Plus loin, pages 37 et 46, je reçois le même procédé fantastique qui irradie les visuels qu'on se forge à la lecture. Encore plus loin, je repense à cet "Axolotl" de Julio Cortázar. Un bestiaire émerge dans lequel l'Homme n'est qu'un maillon et pas une finalité, car nous faisons partie du troupeau.
Il y a un peu de Ponge aussi désormais, je trouve, un ancrage dans une poésie réfléchie, une posture au monde, un regard d'homme mûr. La mort et la disparition forcent le sérieux : il s'agit, on le sait, d'écrire avant "le grand silence qui tous nous attend" ; les références historiques aussi puisqu'au hasard des voix, on se retrouve dans la cale d'un bateau négrier, ou dans un monde qui s'est arrêté au début du XXème siècle (les femmes au crucifix, les lavandières)... Spirale du temps...
Pour éviter une enfance ennuyeuse, il fallait cette cabane qui a pu libérer l'esprit et l'imagination, qui a autorisé l'écoute et la vision des autres, la conscience qu'ils sont là. Mais la cabane est un piège, elle est le lieu du passé ; le présent et le futur attendent dehors ; il faut en sortir. Pourtant, c'est d'abord le blanc qui est là, visible par les interstices et par ce bas de page sans écriture page 16. Si on ouvre cette "porte bancale fatiguée", l'éblouissement guette, il est physiologique et spirituel. C'est l'état de choc.
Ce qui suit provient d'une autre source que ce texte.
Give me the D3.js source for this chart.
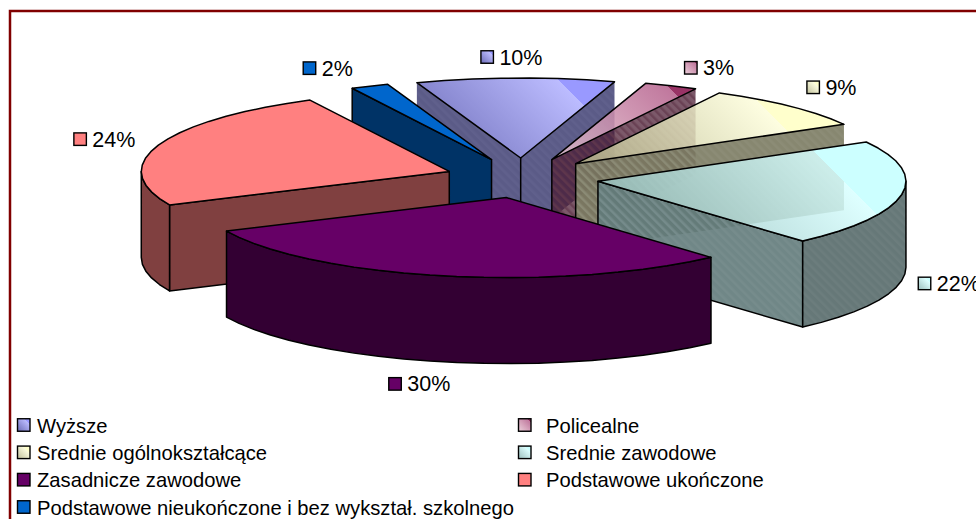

Qu'écrire ?
C'est que notre rapport à la chair a vrillé : "des ripailles à dates fixes autour de l'animal et du végétal non pas sacrifiés mais bien plutôt bouffés engloutis et avalés sans empathie ni considération autre que les sauces l'ivresse et le ventre plein"
Le dedans-dehors est marqué par des couleurs vives, en à-plats gauches (un peu du Blaue Reiter ?) et il faut accepter de voir les saisons de succéder, la mort qui fait partie des cycles : "la surface frétillante colorée des feuilles jaunes oranges et brunes des arbres à la saison des pertes".
Un drapeau pourrait unir dans ses couleurs primaires la Vie sur terre, la future oriflamme d'une politique du vivant : "cette fenêtre rouge bleue verte jaune accrochée là en l'honneur de tous les peuples troupeaux et espèces perdus ou exterminés".
L'écriture s'est renforcée, la syntaxe-même est porteuse de sauts :
"La nuit arrive à tes yeux et s'installe aussitôt cette peur ébauchée par l'intuition désespérante que tout n'est que son rêve, un amas d'images et de propos accolés bout à bout sous tes paupières te soulève alors et te secoue" (le COD d'abord lu, devient sujet de la proposition suivante).
Il faut écrire, témoigner, se libérer, se jeter dans le vide comme on se jette dans un livre "sans regarder plus bas la densité des branches qui te recevront". Il y a une liste que je passe, car elle est culpabilisatrice, celle des composés de l'industrie chimique dont les beaux noms dissimulent mal leur nocivité.
Il reste alors les éléments essentiels, les sources que sont l'eau puis l'humus, puis du petit humus aux systèmes solaires : nous faisons partie d'un grand Tout.
Les sources littéraires aussi sont présentes, ces premières lectures :
"ta source est-elle multiple et toutes se retrouvent au creux d'un pré, au détour d'un brusque escarpement pour disparaître et rejaillir enfin, ne faisant qu'une et s'élancer grossir et couler sans entrave à la surface des sols ?"
Le narrateur "Tu" devient une ourse chamane, la solitude guette et on se demande de quelle mère on est l'enfant, guettant une trace en nous, sur nos visages ou nos gueules.
Le livre raconte un parcours de soi face au monde, du poète face à sa page, du chaos naturel face à la composition pensée, du beau à l'atroce. Elle garde trace des débats, forme feuillages et effacement, autorise les libérations et le deuil tout autant que l'acceptation d'un pardon qui vient trop tard.